GroupM a lancé fin 2021 un outil d'intelligence planning dédié aux podcasts en partenariat avec la plateforme d'achat programmatique Hawk. AudioM Planner rassemble les informations fournies par les éditeurs d'environ 3 000 podcasts et émissions en replay afin de proposer en temps réel des données exhaustives sur la thématique, les cibles, la fréquence de publication des épisodes et les nombres d'écoute. "Sur la base de ces données, nous établissons nous-mêmes le cadre de diffusion de chaque campagne sur mesure", précise Sébastien Ruiz. Le groupe refuse en effet toute logique d'achat média massif en programmatique, ce dernier venant juste servir de rouage pour la diffusion, en mode garanti.

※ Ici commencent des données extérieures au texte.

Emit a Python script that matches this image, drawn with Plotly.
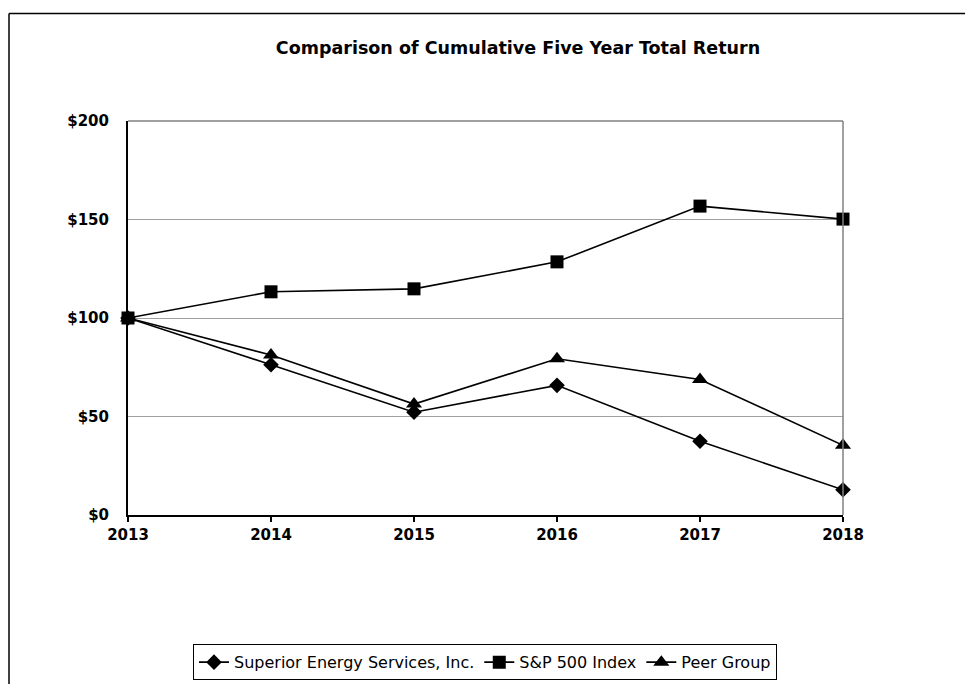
import plotly.graph_objects as go

years = [2013, 2014, 2015, 2016, 2017, 2018]
superior = [100, 76.3, 52.2, 65.8, 37.4, 12.8]
sp500 = [100, 113.3, 114.8, 128.5, 156.8, 150.2]
peer = [100, 81.2, 56.3, 79.3, 68.8, 35.4]
y_ticks = [0, 50, 100, 150, 200]
y_labels = ["$0", "$50", "$100", "$150", "$200"]

fig = go.Figure()
series = [
    ("Superior Energy Services, Inc.", superior, "diamond", 12),
    ("S&P 500 Index", sp500, "square", 13),
    ("Peer Group", peer, "triangle-up", 14),
]
for name, vals, sym, sz in series:
    fig.add_trace(go.Scatter(
        x=years, y=vals, name=name, mode="lines+markers",
        line=dict(color="black", width=1.6),
        marker=dict(symbol=sym, size=sz, color="black"),
        cliponaxis=False,
    ))

# page is rendered with an 8px body offset; coordinates below are figure pixels
OFF = 8
L, R, T, B = 128 - OFF, 130 + OFF, 121 - OFF, 167 + OFF
W, H = 973, 684
pw, ph = W - L - R, H - T - B

def px_x(p):
    return (p - OFF - L) / pw

def px_y(p):
    return (H - B - (p - OFF)) / ph

FONT = "DejaVu Sans, Liberation Sans, Arial, sans-serif"

fig.update_layout(
    width=W, height=H,
    margin=dict(l=L, r=R, t=T, b=B),
    paper_bgcolor="white", plot_bgcolor="white",
    font=dict(family=FONT, color="black"),
    title=dict(text="<b>Comparison of Cumulative Five Year Total Return</b>",
               x=(518 - OFF) / W, xanchor="center", y=1 - (48 - OFF) / H, yanchor="middle",
               font=dict(size=17.5)),
    showlegend=True,
    legend=dict(orientation="h", x=px_x(485), xanchor="center",
                y=px_y(665), yanchor="middle",
                bordercolor="black", borderwidth=1,
                font=dict(size=16), tracegroupgap=0),
    xaxis=dict(range=[2013, 2018], tickvals=years,
               ticktext=[str(y) for y in years],
               showgrid=False, showline=True, linecolor="black", linewidth=2,
               ticks="outside", ticklen=5, tickcolor="black", tickwidth=1.5,
               tickfont=dict(size=15, family=FONT, weight="bold"),
               zeroline=False, fixedrange=True),
    yaxis=dict(range=[0, 200], tickvals=y_ticks, ticktext=y_labels,
               showgrid=True, gridcolor="#a0a0a0", gridwidth=1,
               showline=True, linecolor="black", linewidth=2,
               ticks="", ticklabelstandoff=14,
               tickfont=dict(size=15, family=FONT, weight="bold"),
               zeroline=False),
)

# plot area top and right border
fig.add_shape(type="line", xref="paper", yref="paper", x0=0, x1=1, y0=1, y1=1,
              line=dict(color="#404040", width=1.2))
fig.add_shape(type="line", xref="paper", yref="paper", x0=1, x1=1, y0=0, y1=1,
              line=dict(color="#808080", width=1.5))
# outer frame (top and left)
fig.add_shape(type="line", xref="paper", yref="paper",
              x0=px_x(9), x1=px_x(1000), y0=px_y(13), y1=px_y(13),
              line=dict(color="black", width=1.5))
fig.add_shape(type="line", xref="paper", yref="paper",
              x0=px_x(9), x1=px_x(9), y0=px_y(13), y1=px_y(720),
              line=dict(color="black", width=1.5))

fig.write_html("out.html")
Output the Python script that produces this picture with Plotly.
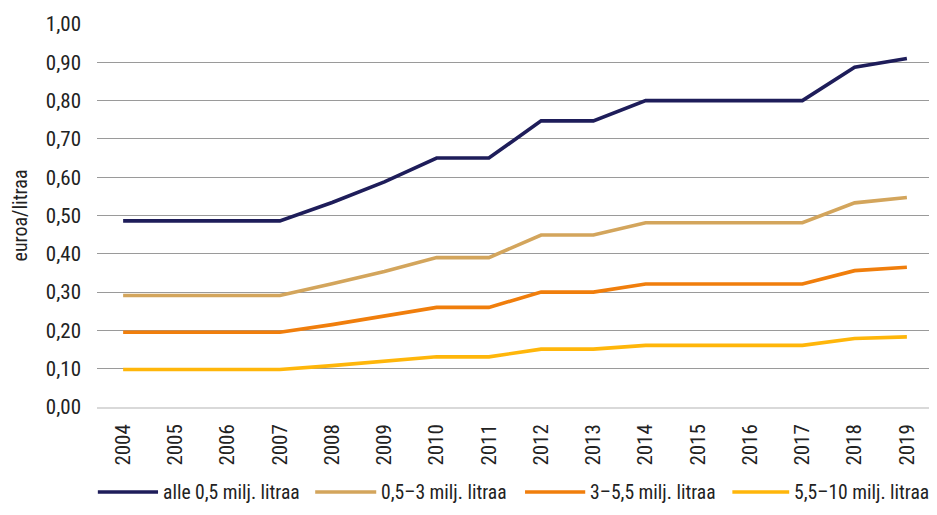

L'intervention humaine reste indispensable

Chez Acast, on va encore plus loin dans cette logique, en intégrant à cette approche sur mesure l'analyse de chaque épisode à des fins de ciblage mais également de maîtrise du cadre de diffusion, grâce à la technologie de speech-to-text et à l'intelligence artificielle. Ce service européen d'hébergement, distribution et monétisation rassemble 47 000 podcasts natifs dont "plusieurs milliers" en France. Chez eux aussi on part du principe qu'une sélection humaine et sur mesure basée sur des critères de qualité et l'accompagnement à la fois des éditeurs de podcasts et des annonceurs est une condition sine qua non à la fois à la monétisation des contenus et à la maîtrise du cadre de diffusion des campagnes.

"Notre équipe contenu connait chaque podcast présent dans notre plateforme, nous choisissons un par un tous ceux qui seront ouverts à la publicité sur la base de critères de qualité et, en dehors des niches, de volumes d'audience. Puis on pré-valide avec les annonceurs les épisodes et émissions qui feront partie du cadre de diffusion", explique Cédric Bégoc, directeur du contenu chez Acast France. Ainsi, même si les inventaires d'Acast sont injectés dans les tuyaux programmatiques via Adswizz, la définition des deals est faite en amont par les équipes commerciales de la régie avec les agences et les annonceurs. L'analyse contextuelle et émotionnelle des contenus audio à des fins de brand suitability tenant compte du sens donné aux mots (le graal des annonceurs aujourd'hui) est le prochain chantier sur lequel la plateforme travaille.